Hadoop Administrator

  • Full-time
  • Department: Data Center

Company Description

PubMatic (Nasdaq: PUBM) is an independent technology company maximizing customer value by delivering digital advertising’s supply chain of the future. PubMatic’s sell-side platform empowers the world’s leading digital content creators across the open internet to control access to their inventory and increase monetization by enabling marketers to drive return on investment and reach addressable audiences across ad formats and devices. Since 2006, our infrastructure-driven approach has allowed for the efficient processing and utilization of data in real time. By delivering scalable and flexible programmatic innovation, we improve outcomes for our customers while championing a vibrant and transparent digital advertising supply chain.

Job Description

The Hadoop Administrator is a critical datacenter  position responsible for driving the design, implementation and ongoing support of the Big Data platforms at PubMatic. The successful candidate will be responsible for managing a large scale data warehouse with 70 Petabytes of storage across hundreds of millions of users, with over 400 Terabytes of new data being ingested everyday, via a platform that serves over 10 trillion advertiser bids per month, across display, mobile, video, native and other formats of advertising.
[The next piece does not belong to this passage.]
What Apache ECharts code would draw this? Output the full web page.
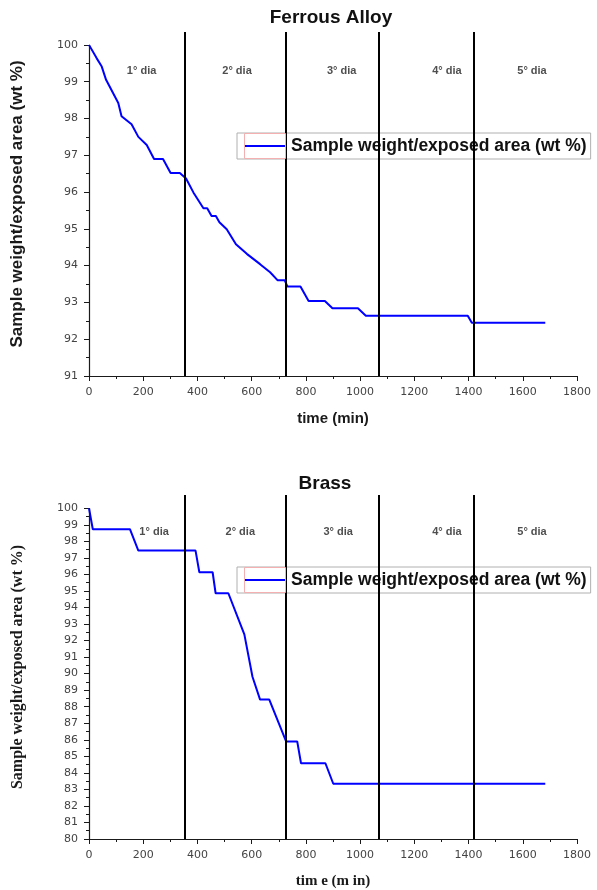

As a Hadoop Administrator, you will be responsible for installing, configuring and maintaining multiple Hadoop clusters.

Duties and Tasks:

  • Manage large scale Hadoop environments, capacity planning, cluster setup, performance tuning and ongoing monitoring.
  • Work with Architect of our Hadoop infrastructure to meet changing requirements for scaling, reliability, performance and manageability.
  • Work with core production support personnel in IT and Engineering to automate deployment and operations of the infrastructure. Manage, deploy, and configure infrastructure with Ansible or other automation tool sets.
  • Create metrics and measures of utilization and performance.
  • Increase capacity to implement new/upgraded hardware and software including storage infrastructure.
  • Ability to work well with a global team of highly motivated and skilled personnel - interaction and dialogue are requisites in our dynamic environment.
  • Research and recommend innovative solutions, and where possible, automated approaches for system administration tasks. Identify approaches that leverage our resources, provide economies of scale, and simplify remote/global support issues.

Cluster Health:

  • Monitor and maintain cluster connectivity and performance.
  • Identify faulty nodes and programmatically isolate them to avoid process/job failures.
  • Monitor file system to maintain data locality and accessibility.
  • Keep track of all the Hadoop jobs and recommend optimization.
  • Alert and terminate resource intensive jobs

Cluster Security:

  • Define and setup ACL policies.
  • Monitor clusters for data loss and protect against hacking.
  • Allocate and manage compute, memory, storage, number of name-node objects for individual pools and user groups.
  • Build dashboards to identify security threats on the cluster.

Cluster Capacity:

  • Add and remove nodes as required.
  • Plan and optimize cluster capacity.

Qualifications

Technologies:

  • 3+ years of professional experience supporting production medium to large scale Linux environments.
  • 2 years of professional experience working with Hadoop (HDFS & MapReduce) and related technology stack.
  • A deep understanding of Hadoop design principals, cluster connectivity, security and the factors that affect distributed system performance.
  • Experience on Kafka, HBase and Hortonworks is mandatory.
  • MapR and MySQL experience a plus.
  • Prior experience with remote monitoring and event handling using Nagios, ELK.
  • Good collaboration & communication skills, the ability to participate in an interdisciplinary team.
  • Strong written communications and documentation experience.
  • Knowledge of best practices related to security, performance, and disaster recovery.

Educational Qualifications:

  • BE/BTech/BS/BCS/MCS/MCA in Computers or equivalent.
  • Excellent interpersonal, written, and verbal communication skills.

#LI-MD1

Additional Information

Return to Office: PubMatic employees throughout the global have returned to our offices via a hybrid work schedule (3 days “in office” and 2 days “working remotely”) that is intended to maximize collaboration, innovation, and productivity among teams and across functions. All PubMatic employees in the US and India are required to be fully vaccinated to return to our offices. Covid-19 boosters are not required at this point in time.

Benefits: Our benefits package includes the best of what leading organizations provide, such as stock options, paternity/maternity leave, healthcare insurance, broadband reimbursement. As well, when we’re back in the office, we all benefit from a kitchen loaded with healthy snacks and drinks and catered lunches and much more!

Diversity and Inclusion: PubMatic is proud to be an equal opportunity employer; we don’t just value diversity, we promote and celebrate it. We do not discriminate on the basis of race, religion, color, national origin, gender, sexual orientation, age, marital status, veteran status, or disability status.